Neural bases for the genesis and CO2 therapy of periodic Cheyne-Stokes breathing in neonatal male connexin-36 knockout mice

Ana M Casarrubios; Leonel F Pérez-Atencio; Cristina Martín; José M Ibarz; Eva Mañas; David L Paul; Luis C Barrio

doi:10.3389/fnins.2023.1045269

Neural bases for the genesis and CO₂ therapy of periodic Cheyne-Stokes breathing in neonatal male connexin-36 knockout mice

Front Neurosci. 2023 Feb 8:17:1045269. doi: 10.3389/fnins.2023.1045269. eCollection 2023.

Authors

Ana M Casarrubios^{1

2}, Leonel F Pérez-Atencio¹, Cristina Martín¹, José M Ibarz¹, Eva Mañas³, David L Paul⁴, Luis C Barrio^{1

5}

Affiliations

¹ Units of Experimental Neurology and Sleep Apnea, Hospital "Ramón y Cajal" (IRYCIS), Madrid, Spain.
² Ph.D. Program in Neuroscience, Autonoma de Madrid University-Cajal Institute, Madrid, Spain.
³ Sleep Apnea Unit, Respiratory Department, Hospital "Ramón y Cajal" (IRYCIS), Madrid, Spain.
⁴ Department of Neurobiology, Medical School, Harvard University, Boston, MA, United States.
⁵ Center for Biomedical Technology, Universidad Politécnica de Madrid, Madrid, Spain.

Abstract

Periodic Cheyne-Stokes breathing (CSB) oscillating between apnea and crescendo-decrescendo hyperpnea is the most common central apnea.
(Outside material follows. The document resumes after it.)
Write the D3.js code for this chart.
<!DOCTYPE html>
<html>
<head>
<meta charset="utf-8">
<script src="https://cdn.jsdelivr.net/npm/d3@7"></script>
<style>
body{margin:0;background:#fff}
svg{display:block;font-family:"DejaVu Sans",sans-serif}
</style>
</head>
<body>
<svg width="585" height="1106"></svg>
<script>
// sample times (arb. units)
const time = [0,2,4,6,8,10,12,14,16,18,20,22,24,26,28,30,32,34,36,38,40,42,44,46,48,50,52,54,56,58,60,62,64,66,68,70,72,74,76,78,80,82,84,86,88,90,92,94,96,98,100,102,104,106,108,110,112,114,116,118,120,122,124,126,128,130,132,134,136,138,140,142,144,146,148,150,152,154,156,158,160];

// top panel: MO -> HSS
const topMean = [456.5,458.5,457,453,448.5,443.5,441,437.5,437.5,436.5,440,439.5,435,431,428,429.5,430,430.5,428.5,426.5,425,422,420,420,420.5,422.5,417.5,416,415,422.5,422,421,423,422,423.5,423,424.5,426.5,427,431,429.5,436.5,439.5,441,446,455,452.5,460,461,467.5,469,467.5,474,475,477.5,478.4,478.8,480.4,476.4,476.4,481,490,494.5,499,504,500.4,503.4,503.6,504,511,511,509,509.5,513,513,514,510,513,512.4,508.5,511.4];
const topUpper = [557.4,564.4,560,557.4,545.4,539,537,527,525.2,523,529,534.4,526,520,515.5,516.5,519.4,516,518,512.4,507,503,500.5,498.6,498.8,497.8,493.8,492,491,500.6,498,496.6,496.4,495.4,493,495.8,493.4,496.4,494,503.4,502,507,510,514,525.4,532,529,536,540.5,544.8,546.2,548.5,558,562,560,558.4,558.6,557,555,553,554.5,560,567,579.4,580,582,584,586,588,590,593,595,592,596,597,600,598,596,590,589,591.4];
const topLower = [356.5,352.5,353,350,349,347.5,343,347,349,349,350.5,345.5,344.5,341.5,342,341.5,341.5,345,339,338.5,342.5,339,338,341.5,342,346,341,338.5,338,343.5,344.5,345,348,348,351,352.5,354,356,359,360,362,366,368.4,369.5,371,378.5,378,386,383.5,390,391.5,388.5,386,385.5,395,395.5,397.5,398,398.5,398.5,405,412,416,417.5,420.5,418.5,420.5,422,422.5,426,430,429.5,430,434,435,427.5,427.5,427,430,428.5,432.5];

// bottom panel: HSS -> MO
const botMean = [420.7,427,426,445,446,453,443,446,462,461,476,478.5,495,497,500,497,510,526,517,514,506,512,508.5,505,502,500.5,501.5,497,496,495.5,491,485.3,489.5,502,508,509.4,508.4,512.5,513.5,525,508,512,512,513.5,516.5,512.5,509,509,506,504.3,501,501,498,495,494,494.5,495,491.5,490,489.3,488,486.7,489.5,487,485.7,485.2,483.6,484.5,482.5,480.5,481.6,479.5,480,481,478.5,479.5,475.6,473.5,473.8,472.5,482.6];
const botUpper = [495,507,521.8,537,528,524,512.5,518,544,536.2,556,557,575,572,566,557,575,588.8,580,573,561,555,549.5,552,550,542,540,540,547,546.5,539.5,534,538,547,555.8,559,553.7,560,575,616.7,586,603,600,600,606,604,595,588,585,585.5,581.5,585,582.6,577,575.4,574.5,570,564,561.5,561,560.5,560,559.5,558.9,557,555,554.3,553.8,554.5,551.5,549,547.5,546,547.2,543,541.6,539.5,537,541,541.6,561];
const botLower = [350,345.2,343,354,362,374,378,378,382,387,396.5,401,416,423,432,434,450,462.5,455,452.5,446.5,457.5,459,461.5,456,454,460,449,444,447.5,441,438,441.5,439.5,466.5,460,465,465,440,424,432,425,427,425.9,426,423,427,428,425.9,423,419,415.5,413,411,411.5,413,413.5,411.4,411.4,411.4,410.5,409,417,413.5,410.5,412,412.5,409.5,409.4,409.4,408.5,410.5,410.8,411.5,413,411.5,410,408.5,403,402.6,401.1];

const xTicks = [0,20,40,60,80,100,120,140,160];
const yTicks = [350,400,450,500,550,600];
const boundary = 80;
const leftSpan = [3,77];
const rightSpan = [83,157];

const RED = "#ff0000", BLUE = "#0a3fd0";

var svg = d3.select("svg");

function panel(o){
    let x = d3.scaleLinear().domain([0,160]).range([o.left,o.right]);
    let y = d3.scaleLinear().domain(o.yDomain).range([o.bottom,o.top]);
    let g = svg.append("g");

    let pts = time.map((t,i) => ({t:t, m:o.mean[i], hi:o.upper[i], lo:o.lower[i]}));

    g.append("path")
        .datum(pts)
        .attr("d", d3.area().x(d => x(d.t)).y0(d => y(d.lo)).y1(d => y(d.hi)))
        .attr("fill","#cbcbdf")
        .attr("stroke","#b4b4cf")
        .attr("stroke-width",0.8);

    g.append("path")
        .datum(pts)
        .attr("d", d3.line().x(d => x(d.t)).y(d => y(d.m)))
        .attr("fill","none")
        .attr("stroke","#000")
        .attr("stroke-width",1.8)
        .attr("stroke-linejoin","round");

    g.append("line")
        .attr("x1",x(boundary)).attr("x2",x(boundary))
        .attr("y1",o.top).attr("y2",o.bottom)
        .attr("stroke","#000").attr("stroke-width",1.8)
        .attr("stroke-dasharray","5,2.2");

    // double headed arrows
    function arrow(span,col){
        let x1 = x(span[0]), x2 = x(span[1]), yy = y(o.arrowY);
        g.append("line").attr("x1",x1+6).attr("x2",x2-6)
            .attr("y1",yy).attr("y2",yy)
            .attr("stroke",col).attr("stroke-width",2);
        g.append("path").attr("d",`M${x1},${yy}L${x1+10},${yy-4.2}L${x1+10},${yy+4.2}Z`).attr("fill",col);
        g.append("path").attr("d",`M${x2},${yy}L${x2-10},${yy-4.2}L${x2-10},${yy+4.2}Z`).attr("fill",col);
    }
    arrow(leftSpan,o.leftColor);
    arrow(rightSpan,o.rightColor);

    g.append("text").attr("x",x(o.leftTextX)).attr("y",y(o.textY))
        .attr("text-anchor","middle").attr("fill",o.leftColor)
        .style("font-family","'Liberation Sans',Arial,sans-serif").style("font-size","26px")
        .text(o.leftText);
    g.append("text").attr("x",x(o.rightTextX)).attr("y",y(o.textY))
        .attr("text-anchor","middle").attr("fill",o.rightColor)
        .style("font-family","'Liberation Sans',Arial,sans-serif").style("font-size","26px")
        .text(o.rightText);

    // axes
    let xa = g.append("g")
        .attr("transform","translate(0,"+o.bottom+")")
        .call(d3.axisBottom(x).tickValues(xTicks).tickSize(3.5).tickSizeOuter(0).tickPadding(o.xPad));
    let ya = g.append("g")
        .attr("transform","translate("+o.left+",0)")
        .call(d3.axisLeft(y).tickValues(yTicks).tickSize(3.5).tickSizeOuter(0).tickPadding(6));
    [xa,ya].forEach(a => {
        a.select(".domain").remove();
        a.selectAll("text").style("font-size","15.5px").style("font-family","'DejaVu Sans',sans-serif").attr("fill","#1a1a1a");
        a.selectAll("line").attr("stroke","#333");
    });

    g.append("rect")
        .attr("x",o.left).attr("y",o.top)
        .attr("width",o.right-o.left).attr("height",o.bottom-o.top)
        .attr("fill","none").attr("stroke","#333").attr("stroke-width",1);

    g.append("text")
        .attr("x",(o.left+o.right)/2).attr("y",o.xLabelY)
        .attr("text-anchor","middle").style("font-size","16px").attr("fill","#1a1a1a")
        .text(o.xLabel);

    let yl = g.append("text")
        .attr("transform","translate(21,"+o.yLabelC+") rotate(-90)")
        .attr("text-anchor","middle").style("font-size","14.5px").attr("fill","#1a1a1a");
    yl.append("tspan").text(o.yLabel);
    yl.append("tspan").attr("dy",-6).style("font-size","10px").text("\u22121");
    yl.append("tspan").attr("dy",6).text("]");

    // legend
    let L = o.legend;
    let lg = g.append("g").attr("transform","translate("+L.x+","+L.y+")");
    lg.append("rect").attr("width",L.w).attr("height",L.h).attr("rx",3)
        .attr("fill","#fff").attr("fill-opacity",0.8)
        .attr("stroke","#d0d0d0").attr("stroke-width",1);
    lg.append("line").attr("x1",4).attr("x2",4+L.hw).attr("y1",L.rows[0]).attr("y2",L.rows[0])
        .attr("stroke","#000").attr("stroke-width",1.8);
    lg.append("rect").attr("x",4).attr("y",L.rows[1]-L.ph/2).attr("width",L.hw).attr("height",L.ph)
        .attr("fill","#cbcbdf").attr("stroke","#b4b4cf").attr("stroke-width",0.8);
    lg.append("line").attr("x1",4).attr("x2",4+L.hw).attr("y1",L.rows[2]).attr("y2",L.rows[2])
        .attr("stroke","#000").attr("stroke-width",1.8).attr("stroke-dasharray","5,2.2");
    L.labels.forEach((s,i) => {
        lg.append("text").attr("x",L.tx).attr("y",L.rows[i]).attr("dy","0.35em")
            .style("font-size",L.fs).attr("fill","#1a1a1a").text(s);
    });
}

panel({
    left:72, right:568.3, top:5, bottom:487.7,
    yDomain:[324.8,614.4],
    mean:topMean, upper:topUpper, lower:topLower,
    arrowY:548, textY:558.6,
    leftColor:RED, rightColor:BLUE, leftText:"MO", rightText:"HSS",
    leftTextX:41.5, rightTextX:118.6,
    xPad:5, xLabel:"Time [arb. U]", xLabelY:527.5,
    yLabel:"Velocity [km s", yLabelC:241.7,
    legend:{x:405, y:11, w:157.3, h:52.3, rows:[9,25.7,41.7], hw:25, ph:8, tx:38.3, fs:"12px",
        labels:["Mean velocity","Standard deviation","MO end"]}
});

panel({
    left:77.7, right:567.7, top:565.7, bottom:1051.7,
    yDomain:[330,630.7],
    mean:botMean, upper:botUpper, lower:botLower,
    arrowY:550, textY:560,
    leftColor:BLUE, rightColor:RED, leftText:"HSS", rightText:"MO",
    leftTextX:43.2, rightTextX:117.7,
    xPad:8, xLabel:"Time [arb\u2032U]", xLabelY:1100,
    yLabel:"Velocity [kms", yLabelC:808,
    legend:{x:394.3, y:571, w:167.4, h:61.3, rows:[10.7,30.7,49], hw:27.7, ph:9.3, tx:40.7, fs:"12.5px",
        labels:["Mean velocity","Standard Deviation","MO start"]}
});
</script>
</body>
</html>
Currently, there is no proven therapy for CSB, probably because the fundamental pathophysiological question of how the respiratory center generates this form of breathing instability is still unresolved. Therefore, we aimed to determine the respiratory motor pattern of CSB resulting from the interaction of inspiratory and expiratory oscillators and identify the neural mechanism responsible for breathing regularization induced by the supplemental CO₂ administration. Analysis of the inspiratory and expiratory motor pattern in a transgenic mouse model lacking connexin-36 electrical synapses, the neonatal (P14) Cx36 knockout male mouse, with a persistent CSB, revealed that the reconfigurations recurrent between apnea and hyperpnea and vice versa result from cyclical turn on/off of active expiration driven by the expiratory oscillator, which acts as a master pacemaker of respiration and entrains the inspiratory oscillator to restore ventilation. The results also showed that the suppression of CSB by supplemental 12% CO₂ in inhaled air is due to the stabilization of coupling between expiratory and inspiratory oscillators, which causes the regularization of respiration. CSB rebooted after washout of CO₂ excess when the inspiratory activity depressed again profoundly, indicating that the disability of the inspiratory oscillator to sustain ventilation is the triggering factor of CSB. Under these circumstances, the expiratory oscillator activated by the cyclic increase of CO₂ behaves as an "anti-apnea" center generating the crescendo-decrescendo hyperpnea and periodic breathing. The neurogenic mechanism of CSB identified highlights the plasticity of the two-oscillator system in the neural control of respiration and provides a rationale base for CO₂ therapy.

Keywords: carbon dioxide; central sleep apnea; coupled oscillators; periodic breathing; respiratory oscillators.

Grants and funding

This study was supported by grants from the Spanish Ministry of Economy and Competitiveness (BUF2015-71078-P and BFU2015-70067-REDC) to LB. AC had a contract with the Program for Youth Employment Initiative of the Community of Madrid (PEJD-2018-PRE/BMD-8019).